J (Area = 4, Frame = 8) and H (Area = 3, Frame = 8) each have the same length of frame, but J has one square of glass more. J costs £10 more than H so that means that a 1 by 1 pane of glass costs £10.

Once these prices have been found, the correct price of each shape can be found and compared to its price tag. But what would happen if one of K, I, J or H had the wrong price tag? Would this method work? Luckily, many students checked all the price tags and found that the only incorrect one is E.

E has 18 frame squares and 12 glass panes, so it should cost £360 + £120, which equals £480. The price marked is £550, so window E is wrong.

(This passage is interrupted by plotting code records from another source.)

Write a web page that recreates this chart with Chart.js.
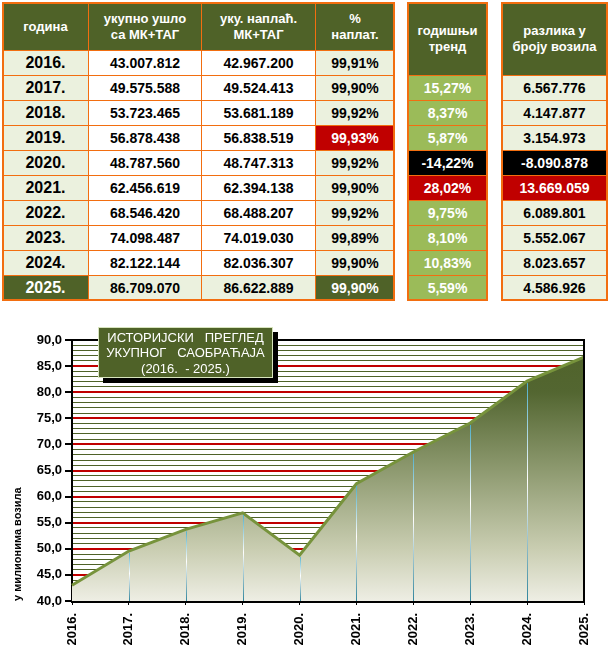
<!DOCTYPE html>
<html>
<head>
<meta charset="utf-8">
<script src="https://cdn.jsdelivr.net/npm/chart.js@4"></script>
<style>
  body { margin: 0; background: #fff; font-family: "Liberation Sans", Arial, sans-serif; }
  #page { position: relative; width: 608px; height: 655px; overflow: hidden; }
  .cell {
    position: absolute; box-sizing: border-box; border: 1px solid #F26E10;
    display: flex; align-items: center; justify-content: center; text-align: center;
    font-weight: bold; font-size: 14px; color: #000; line-height: 16px;
  }
  .head { background: #4F6228; color: #fff; font-size: 13px; }
  .frame { position: absolute; box-sizing: border-box; border: 2px solid #F26E10; pointer-events: none; }
  #chartBox { position: absolute; left: 0; top: 310px; width: 608px; height: 345px; }
</style>
</head>
<body>
<div id="page">
  <div id="chartBox"><canvas id="traffic"></canvas></div>
</div>
<script>
const years = ["2016.", "2017.", "2018.", "2019.", "2020.", "2021.", "2022.", "2023.", "2024.", "2025."];
const totalIn = [43007812, 49575588, 53723465, 56878438, 48787560, 62456619, 68546420, 74098487, 82122144, 86709070];
const totalPaid = [42967200, 49524413, 53681189, 56838519, 48747313, 62394138, 68488207, 74019030, 82036307, 86622889];
const paidPct = [99.91, 99.90, 99.92, 99.93, 99.92, 99.90, 99.92, 99.89, 99.90, 99.90];
const trend = [null, 15.27, 8.37, 5.87, -14.22, 28.02, 9.75, 8.10, 10.83, 5.59];
const diff = [null, 6567776, 4147877, 3154973, -8090878, 13669059, 6089801, 5552067, 8023657, 4586926];
const yTicks = [40, 45, 50, 55, 60, 65, 70, 75, 80, 85, 90];

const LIGHT = "#EBF1DE";
const DARK = "#4F6228";
const RED = "#C00000";

function fmtInt(n) {
  const s = Math.abs(n).toString().replace(/\B(?=(\d{3})+(?!\d))/g, ".");
  return (n < 0 ? "-" : "") + s;
}
function fmtPct(n) {
  return n.toFixed(2).replace(".", ",") + "%";
}

const page = document.getElementById("page");
function cell(x, y, w, h, html, bg, color, cls, size) {
  const d = document.createElement("div");
  d.className = "cell" + (cls ? " " + cls : "");
  d.style.left = x + "px";
  d.style.top = y + "px";
  d.style.width = w + 1 + "px";
  d.style.height = h + 1 + "px";
  if (bg) d.style.background = bg;
  if (color) d.style.color = color;
  if (size) d.style.fontSize = size + "px";
  d.innerHTML = html;
  page.appendChild(d);
  return d;
}
function frame(x, y, w, h) {
  const d = document.createElement("div");
  d.className = "frame";
  d.style.left = x + "px";
  d.style.top = y + "px";
  d.style.width = w + 1 + "px";
  d.style.height = h + 1 + "px";
  page.appendChild(d);
}

// main table
const cols = [2, 88, 201, 315, 394];
const rowH = 25;
const headBottom = 50;
cell(cols[0], 2, cols[1] - cols[0], headBottom - 2, "година", null, null, "head");
cell(cols[1], 2, cols[2] - cols[1], headBottom - 2, "укупно ушло<br>са МК+ТАГ", null, null, "head").style.borderBottom = "1px dotted #000";
cell(cols[2], 2, cols[3] - cols[2], headBottom - 2, "уку. наплаћ.<br>МК+ТАГ", null, null, "head").style.borderBottom = "1px dotted #000";
cell(cols[3], 2, cols[4] - cols[3], headBottom - 2, "%<br>наплат.", null, null, "head");

const last = years.length - 1;
const maxPct = paidPct.indexOf(Math.max(...paidPct));
years.forEach((yr, i) => {
  const y = headBottom + i * rowH;
  const isLast = i === last;
  cell(cols[0], y, cols[1] - cols[0], rowH, yr, isLast ? DARK : LIGHT, isLast ? "#fff" : "#000", null, 16);
  cell(cols[1], y, cols[2] - cols[1], rowH, fmtInt(totalIn[i]), isLast ? LIGHT : "#fff");
  cell(cols[2], y, cols[3] - cols[2], rowH, fmtInt(totalPaid[i]), isLast ? LIGHT : "#fff");
  let bg = LIGHT, fg = "#000";
  if (i === maxPct) { bg = RED; fg = "#fff"; }
  if (isLast) { bg = DARK; fg = "#fff"; }
  cell(cols[3], y, cols[4] - cols[3], rowH, fmtPct(paidPct[i]), bg, fg);
});
frame(cols[0], 2, cols[4] - cols[0], headBottom + years.length * rowH - 2);

// trend + difference tables
const trendX = [407, 487];
const diffX = [501, 607];
const sideHead = 75;
cell(trendX[0], 2, trendX[1] - trendX[0], sideHead - 2, "годишњи<br>тренд", null, null, "head");
cell(diffX[0], 2, diffX[1] - diffX[0], sideHead - 2, "разлика у<br>броју возила", null, null, "head");
const maxTrend = trend.indexOf(Math.max(...trend.filter((v) => v !== null)));
for (let i = 1; i < years.length; i++) {
  const y = sideHead + (i - 1) * rowH;
  let tb = "#9BBB59", db = LIGHT, dc = "#000";
  if (trend[i] < 0) { tb = "#000"; db = "#000"; dc = "#fff"; }
  if (i === maxTrend) { tb = RED; db = RED; dc = "#fff"; }
  cell(trendX[0], y, trendX[1] - trendX[0], rowH, fmtPct(trend[i]), tb, "#fff");
  cell(diffX[0], y, diffX[1] - diffX[0], rowH, fmtInt(diff[i]), db, dc);
}
frame(trendX[0], 2, trendX[1] - trendX[0], sideHead + (years.length - 1) * rowH - 2);
frame(diffX[0], 2, diffX[1] - diffX[0], sideHead + (years.length - 1) * rowH - 2);

// chart
const millions = totalIn.map((v) => v / 1e6);

const dropLines = {
  id: "dropLines",
  afterDatasetsDraw(chart) {
    const { ctx, chartArea } = chart;
    const meta = chart.getDatasetMeta(0);
    ctx.save();
    meta.data.forEach((pt, i) => {
      if (i === 0) return;
      const g = ctx.createLinearGradient(0, pt.y, 0, chartArea.bottom);
      g.addColorStop(0, "#4BACC6");
      g.addColorStop(0.45, "#ffffff");
      g.addColorStop(1, "#31859C");
      ctx.strokeStyle = i === meta.data.length - 1 ? "#77933C" : g;
      ctx.lineWidth = 1;
      ctx.beginPath();
      ctx.moveTo(Math.round(pt.x) + 0.5, pt.y + 2);
      ctx.lineTo(Math.round(pt.x) + 0.5, chartArea.bottom);
      ctx.stroke();
    });
    ctx.restore();
  },
};

const frameAndTitle = {
  id: "frameAndTitle",
  afterDraw(chart) {
    const { ctx, chartArea } = chart;
    ctx.save();
    // right border of the plot
    ctx.strokeStyle = "#000";
    ctx.lineWidth = 2;
    ctx.beginPath();
    ctx.moveTo(chartArea.right, chartArea.top - 1);
    ctx.lineTo(chartArea.right, chartArea.bottom);
    ctx.stroke();

    // title box
    const bx = chartArea.left + 26, by = chartArea.top - 13, bw = 175, bh = 51;
    ctx.fillStyle = "#000";
    ctx.fillRect(bx + 5, by + 5, bw, bh);
    ctx.fillStyle = DARK;
    ctx.fillRect(bx, by, bw, bh);
    ctx.strokeStyle = "#D7E4BD";
    ctx.lineWidth = 1;
    ctx.strokeRect(bx + 0.5, by + 0.5, bw - 1, bh - 1);
    ctx.fillStyle = "#fff";
    ctx.font = '13px "Liberation Sans", Arial, sans-serif';
    ctx.textAlign = "center";
    ctx.textBaseline = "middle";
    const cx = bx + bw / 2;
    ctx.fillText("ИСТОРИЈСКИ   ПРЕГЛЕД", cx, by + 11);
    ctx.fillText("УКУПНОГ   САОБРАЋАЈА", cx, by + 26);
    ctx.fillText("(2016.  - 2025.)", cx, by + 42);
    ctx.restore();
  },
};

new Chart(document.getElementById("traffic"), {
  type: "line",
  data: {
    labels: years,
    datasets: [
      {
        label: "укупно ушло",
        data: millions,
        borderColor: "#77933C",
        borderWidth: 3,
        pointRadius: 0,
        tension: 0,
        fill: "start",
        backgroundColor: (c) => {
          const area = c.chart.chartArea;
          if (!area) return "#8E9A70";
          const g = c.chart.ctx.createLinearGradient(0, area.top, 0, area.bottom);
          g.addColorStop(0, "#4F6228");
          g.addColorStop(0.2, "#536631");
          g.addColorStop(0.5, "#8E9A70");
          g.addColorStop(0.8, "#C9CDB1");
          g.addColorStop(1, "#EEEEE4");
          return g;
        },
      },
    ],
  },
  options: {
    responsive: true,
    maintainAspectRatio: false,
    animation: false,
    layout: { padding: { top: 30, right: 24, left: 0, bottom: 0 } },
    plugins: {
      legend: { display: false },
      tooltip: { enabled: false },
    },
    scales: {
      x: {
        offset: false,
        grid: { drawOnChartArea: false, tickColor: "#000", tickLength: 4 },
        border: { color: "#000", width: 3 },
        ticks: {
          color: "#000",
          minRotation: 90,
          maxRotation: 90,
          padding: 8,
          font: { family: '"Liberation Sans", Arial', size: 13, weight: "bold" },
        },
        afterFit: (scale) => {
          scale.height = 54;
        },
      },
      y: {
        min: 40,
        max: 90,
        border: { color: "#000", width: 2 },
        grid: {
          color: (c) =>
            c.tick.value === 90 ? "#000" : c.tick.value % 5 === 0 ? "#C00000" : "#4F6228",
          lineWidth: (c) => (c.tick.value % 5 === 0 ? 2 : 1),
          tickColor: (c) => (yTicks.includes(c.tick.value) ? "#000" : "rgba(0,0,0,0)"),
          tickWidth: 2,
          tickLength: 7,
        },
        ticks: {
          stepSize: 1,
          maxTicksLimit: 100,
          autoSkip: false,
          color: "#000",
          padding: 3,
          font: { family: '"Liberation Sans", Arial', size: 13, weight: "bold" },
          callback: (v) => (yTicks.includes(v) ? v.toFixed(1).replace(".", ",") : ""),
        },
        title: {
          display: true,
          text: "у милионима возила",
          align: "start",
          color: "#000",
          font: { family: '"Liberation Sans", Arial', size: 11, weight: "bold" },
          padding: { top: 11, bottom: 0 },
        },
        afterFit: (scale) => {
          scale.width = 72;
        },
      },
    },
  },
  plugins: [dropLines, frameAndTitle],
});
</script>
</body>
</html>
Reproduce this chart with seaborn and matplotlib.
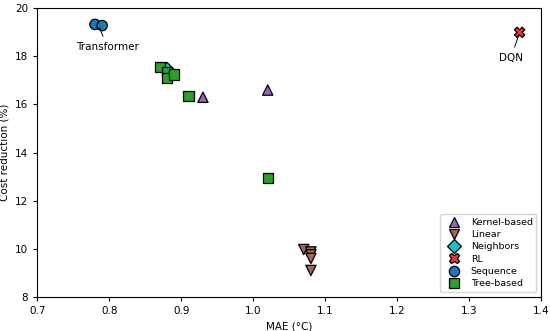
import pandas as pd
import matplotlib
matplotlib.use("Agg")
import matplotlib.pyplot as plt
import seaborn as sns

families = ["Kernel-based", "Kernel-based",
            "Linear", "Linear", "Linear", "Linear", "Linear",
            "Neighbors",
            "RL",
            "Sequence", "Sequence",
            "Tree-based", "Tree-based", "Tree-based", "Tree-based", "Tree-based", "Tree-based"]
mae = [0.93, 1.02,
       1.07, 1.08, 1.08, 1.08, 1.08,
       0.88,
       1.37,
       0.78, 0.79,
       0.87, 0.88, 0.88, 0.89, 0.91, 1.02]
cost = [16.3, 16.6,
        9.97, 9.87, 9.75, 9.6, 9.1,
        17.45,
        19.0,
        19.33, 19.28,
        17.55, 17.35, 17.1, 17.25, 16.35, 12.95]

order = ["Kernel-based", "Linear", "Neighbors", "RL", "Sequence", "Tree-based"]
palette = {"Kernel-based": "#9467bd", "Linear": "#a0665a", "Neighbors": "#17becf",
           "RL": "#e8383a", "Sequence": "#1f77b4", "Tree-based": "#2ca02c"}
markers = {"Kernel-based": "^", "Linear": "v", "Neighbors": "D",
           "RL": "X", "Sequence": "o", "Tree-based": "s"}


def main():
    df = pd.DataFrame({"family": families, "mae": mae, "cost": cost})
    sns.set_style("ticks")
    plt.rcParams["font.family"] = ["DejaVu Sans"]
    plt.rcParams["font.size"] = 7.5
    for key in ["text.color", "axes.labelcolor", "xtick.color", "ytick.color"]:
        plt.rcParams[key] = "black"

    fig, ax = plt.subplots(figsize=(5.5, 3.31), dpi=100)
    sns.scatterplot(data=df, x="mae", y="cost", hue="family", style="family",
                    hue_order=order, style_order=order, palette=palette,
                    markers=markers, s=55, edgecolor="black", linewidth=0.9,
                    ax=ax)

    ax.set_xlim(0.7, 1.4)
    ax.set_ylim(8, 20)
    ax.set_xlabel("MAE (°C)", fontsize=7.5)
    ax.set_ylabel("Cost reduction (%)", fontsize=7.5)
    ax.tick_params(labelsize=7.5, length=3)
    for s in ax.spines.values():
        s.set_visible(True)
        s.set_linewidth(0.8)
        s.set_color("black")

    ax.annotate("Transformer", xy=(0.785, 19.3), xytext=(0.797, 18.38),
                ha="center", va="center", fontsize=7.5,
                arrowprops=dict(arrowstyle="-", color="black", lw=0.7))
    ax.annotate("DQN", xy=(1.37, 19.0), xytext=(1.358, 17.93),
                ha="center", va="center", fontsize=7.5,
                arrowprops=dict(arrowstyle="-", color="black", lw=0.7))

    leg = ax.legend(loc="lower right", fontsize=6.8, title=None, frameon=True,
                    markerscale=1.0, handletextpad=0.8, borderpad=0.4,
                    labelspacing=0.35)
    leg.get_frame().set_edgecolor("#cccccc")

    fig.subplots_adjust(left=0.068, right=0.984, top=0.975, bottom=0.103)
    fig.savefig("out.png", dpi=100)


if __name__ == "__main__":
    main()
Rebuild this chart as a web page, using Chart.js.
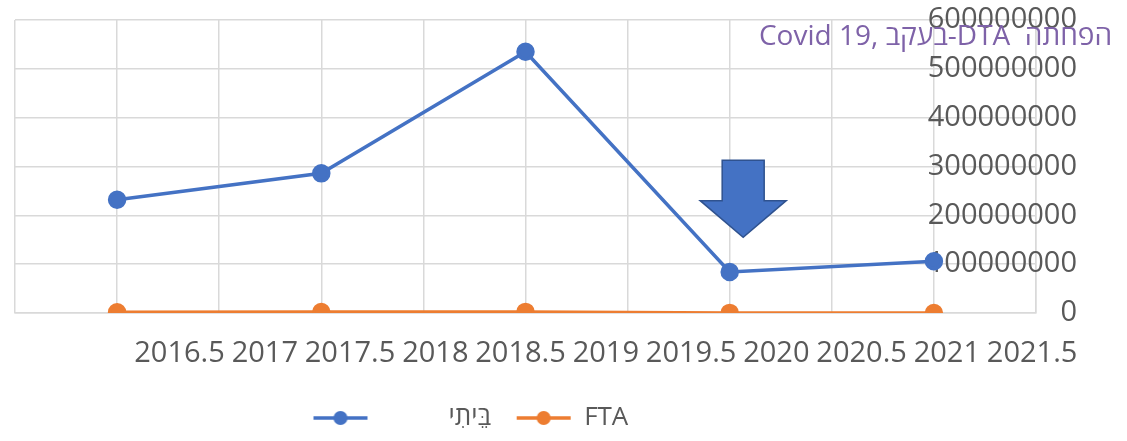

Rhea from Loughborough High School used a very systematic approach to make sure she found the window that was priced incorrectly. She used an algebraic method with simultaneuous equations:

I used X to represent the price of the frame per square and Y to represent the price of the glass per square. For each window I wrote an equation using X and Y:

A. 28X + 32Y = £880 (The frame borders 28 squares and the area of the glass is 32 squares)
B. 16X + 15Y = £470 (The frame borders 16 squares and the area of the glass is 15 squares)
C. 12X + 8Y = £320   (etc.)
D. 20X + 16Y = £560
E. 18X + 12Y = £550
F. 12X + 9Y = £330
G. 26X + 24Y = £760
H. 8X + 3Y = £190
I. 14X + 12Y = £400
J. 8X + 4Y = £200
K. 17X + 12Y = £460
L. 23X + 20Y = £660
M. 24X + 36Y = £840
N. 20X + 24Y = £640
O. 16X + 12Y = £440

I then looked for equations which had equal X or Y figures. I used these
equations to explore some simultaneous equations:
  
F. 12X + 9Y = 330                          
C. 12X + 8Y = 320                               
F - C:                                                     
           Y = 10                                      

J. 8X + 4Y = 200
H. 8X + 3Y = 190
J - H:
           Y = 10                    

N. 20X + 24Y = 640                          
D. 20X + 16Y = 560                          
N - D:                                        
            8Y = 80                                      
               Y = 10

B. 16X + 15Y = 470
O. 16X + 12Y = 440
B - O:   
            3Y = 30
               Y = 10         

As all the answers to the simultaneous equations which I investigated are Y = 10, and there is only one incorrect equation, Y must equal £10.
It also indicates that equations (and the prices of) F, C, J, H, N, D, B and O must be correct.
      
G. 26X + 24Y = 760                          
N. 20X + 24Y = 640                          
G - N:                                        
            6X = 120                                              
               X = 20

K. 17X + 12Y = 460
I. 14X + 12Y = 400
K - I:                                     
           3X = 60
              X = 20

E. 18X + 12Y = 550                          
M. 24X + 36Y = 840                          
M/3.  8X + 12Y = 280           
E - M/3: 
                10X = 270                         
                     X = 27 

C. 12X + 8Y = 320
D. 20X + 16Y= 560
D/2. 10X + 8Y = 280
C - D/2: 
                2X = 40
                   X = 20

As 3 out of 4 of the answers to the simultaneous equations investigated are X = 20, I assume that X must £20.
It also indicates that either equation (and the prices of) E or M is the incorrect one because when they are solved in a simultaneous equation, they produce a different answer to all the others.

Let X= £20 and Y= £10
I entered these values into all the equations to see if they fitted in with the figures.
All of them except E proved to be correct:
E. 18X + 12Y = 360 + 120 = 480; so the price for window E is incorrect.
This makes sense because E didn't produce the right answer when put in a simultaneous equation.

Well done to everyone who found the solution.
Can you see the similarity between the algebraic method and the 'comparing pairs' method?